I just recently finished one of my first books of the summer, 28 Summers by Elin Hildebrand. She’s an author I love, and this book might be my favorite one of hers yet.
The book revolves around a woman and the man she loves as they navigate separate and completely unconnected lives, except for one weekend every year on Nantucket. Their “same time next year.” The affair begins on Labor Day weekend in the summer of 1969 and continues for 28 summers, through marriage, children, deaths, careers and all things life. They don’t see one another or speak for the rest of the year, except for their treasured weekend each Labor Day weekend. This tiny slice of time together refuels their souls before they dive back into their real lives at the weekend’s close.
The “same time next year” idea really captures my heart – NOT regarding an affair, but the premise of a constant, steady and fulfilling tradition.
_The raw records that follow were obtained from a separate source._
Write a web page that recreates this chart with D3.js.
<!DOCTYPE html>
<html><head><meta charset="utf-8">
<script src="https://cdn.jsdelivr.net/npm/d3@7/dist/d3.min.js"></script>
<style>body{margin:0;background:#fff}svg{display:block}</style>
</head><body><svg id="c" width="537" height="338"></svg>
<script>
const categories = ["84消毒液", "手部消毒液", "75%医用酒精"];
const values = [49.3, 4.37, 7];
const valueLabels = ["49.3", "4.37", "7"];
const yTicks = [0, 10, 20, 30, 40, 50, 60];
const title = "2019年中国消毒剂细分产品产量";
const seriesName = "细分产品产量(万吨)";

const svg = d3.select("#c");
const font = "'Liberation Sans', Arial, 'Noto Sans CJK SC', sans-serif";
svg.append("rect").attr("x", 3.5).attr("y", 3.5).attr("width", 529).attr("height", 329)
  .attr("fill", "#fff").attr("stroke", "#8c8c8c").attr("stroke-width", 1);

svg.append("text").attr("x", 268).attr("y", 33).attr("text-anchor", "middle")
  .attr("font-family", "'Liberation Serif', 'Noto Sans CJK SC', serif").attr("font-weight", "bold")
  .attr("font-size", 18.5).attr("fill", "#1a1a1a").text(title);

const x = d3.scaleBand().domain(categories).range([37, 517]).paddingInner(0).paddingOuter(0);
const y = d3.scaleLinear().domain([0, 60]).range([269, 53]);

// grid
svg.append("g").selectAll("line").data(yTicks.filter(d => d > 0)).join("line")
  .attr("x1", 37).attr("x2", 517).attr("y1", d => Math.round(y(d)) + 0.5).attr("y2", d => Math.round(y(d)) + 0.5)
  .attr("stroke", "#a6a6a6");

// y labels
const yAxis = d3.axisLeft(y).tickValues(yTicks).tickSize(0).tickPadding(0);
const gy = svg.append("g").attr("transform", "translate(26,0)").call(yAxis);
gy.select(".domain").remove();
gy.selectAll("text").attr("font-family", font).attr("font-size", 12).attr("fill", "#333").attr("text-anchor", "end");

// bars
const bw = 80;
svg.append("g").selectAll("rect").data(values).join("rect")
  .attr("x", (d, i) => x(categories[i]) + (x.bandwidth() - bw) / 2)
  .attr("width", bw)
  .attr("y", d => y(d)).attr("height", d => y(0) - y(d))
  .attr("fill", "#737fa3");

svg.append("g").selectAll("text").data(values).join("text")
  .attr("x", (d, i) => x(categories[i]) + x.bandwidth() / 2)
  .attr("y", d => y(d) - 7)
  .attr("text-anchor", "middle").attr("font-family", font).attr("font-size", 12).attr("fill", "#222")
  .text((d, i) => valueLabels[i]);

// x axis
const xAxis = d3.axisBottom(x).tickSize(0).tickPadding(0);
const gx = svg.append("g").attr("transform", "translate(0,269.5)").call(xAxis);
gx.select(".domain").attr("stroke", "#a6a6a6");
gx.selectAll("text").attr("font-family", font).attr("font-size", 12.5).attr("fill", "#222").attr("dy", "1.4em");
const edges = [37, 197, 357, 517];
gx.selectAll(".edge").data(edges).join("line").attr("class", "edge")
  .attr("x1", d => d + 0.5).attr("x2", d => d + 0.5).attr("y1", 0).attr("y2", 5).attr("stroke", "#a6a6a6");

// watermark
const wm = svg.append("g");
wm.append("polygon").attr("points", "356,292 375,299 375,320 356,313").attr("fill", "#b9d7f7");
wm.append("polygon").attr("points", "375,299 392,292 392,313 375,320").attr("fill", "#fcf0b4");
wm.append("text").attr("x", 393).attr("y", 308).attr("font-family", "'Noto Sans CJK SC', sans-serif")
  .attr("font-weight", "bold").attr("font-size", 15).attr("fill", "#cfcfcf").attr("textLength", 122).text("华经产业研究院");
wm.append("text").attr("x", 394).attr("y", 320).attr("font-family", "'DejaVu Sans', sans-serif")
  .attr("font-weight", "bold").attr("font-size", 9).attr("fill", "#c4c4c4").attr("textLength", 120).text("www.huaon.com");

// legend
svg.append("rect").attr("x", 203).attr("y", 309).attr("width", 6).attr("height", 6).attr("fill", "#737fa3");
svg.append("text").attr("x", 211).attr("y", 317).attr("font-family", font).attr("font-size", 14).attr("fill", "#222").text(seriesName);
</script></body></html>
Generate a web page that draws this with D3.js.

I lament to my girlfriends about our schedule often. It seems that scheduling things like get-togethers or a dinner out or a weekend away gets harder and harder with each passing year. In my younger (and childless) years, planning was effortless. We were all able to just meet for dinner tomorrow, or grab drinks on Friday, or go to shore next weekend. Now, we plan weeks or months ahead, squeezing a two-hour window for brunch on a Wednesday, before rushing to the next part of the day, be it school pickups, sports, Zoom calls, dog grooming appointments, therapy, etc. It just seems to me that the “squeezed in” time IS the good stuff, yet it gets lost in the shuffle.
What if this book is on to something? What if we all committed to some “same time next year” traditions? No matter what, we’d know that we have some special, good-for-the-soul moments to look forward to each year without the hardship of schedule juggling and planning. Essentially, the calendar is marked in permanent marker and that’s that. I don’t see any reason why a “same time next year” commitment with a friend, partner or family member is any less important than all of the other items that fill our to-do lists and Google calendars. I’d argue that maybe these commitments could be MORE important!
I plan to read 28 Summers again soon. As I re-read, I’m really going to ponder “same time next year” further and consider when (not if!) I can make my very own carved-in-stone plans. I can’t wait!